Monopolists routinely put a value on their assets for accounting purposes.  Turned loose to price-gouge their captive customers after 1994, the owners of the Wellington-Hutt networks were sitting on a gold mine.

Network operations with a historic-cost value of $127m were bought by TransAlta NZ for $320m, then sold to United Networks in 1998 for $590m.

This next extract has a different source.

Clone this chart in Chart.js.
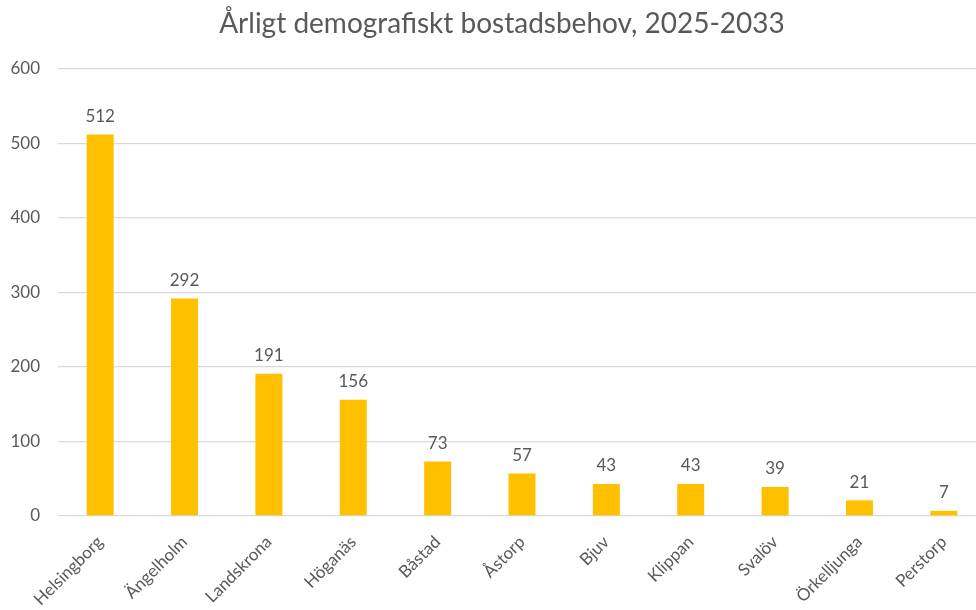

In 2008 the networks went to another eager buyer, Wellington Electricity Distribution Network, for $785m.

The non-current assets are now valued on that company's books at $881m, of which $256m is "goodwill" – an accountants' expression that means, in this case, monopoly power exercised to extract profits from customers.

Writing up assets, obviously enough, reduces the apparent rate of profit.  That's the trick the Commerce Commission signed off when it established its "regulatory asset base".  That's why the commission's regulatory accounts for 2013-17 don't reveal any "excess profits". The smoking gun lies buried under a mountain of asset revaluations.

Sting in the tail of this story

Connoisseurs of tax avoidance will enjoy the sting in the tail of this story.

In 2017, Wellington Electricity reported an after-tax loss of $3m on revenues (this time including Transpower charges passed through) of $195m, with operating costs (again inclusive of Transpower charges) of $106m, leaving a gross margin (ebitda), after some minor items, of $84m. "Depreciation and amortisation" took $32m of this, tax took $3.7m, and "finance costs" took $50m.

The company's debt at the end of 2017 was $722m – 123 per cent of the book value of fixed assets. Of this debt, $234.5m was owed to a related party in Hong Kong at an interest rate of 8.75 per cent.

Last May, the Australian Tax Office won a landmark court case against Chevron Australia, which had used a similar related-party loan arrangement to transfer excess profits out of Australia and thus avoid paying tax.

Time perhaps for Inland Revenue to check the tax accounts of Wellington Electricity? Certainly time for the price review team to take a more serious look at all the data – not just those sanitised five years.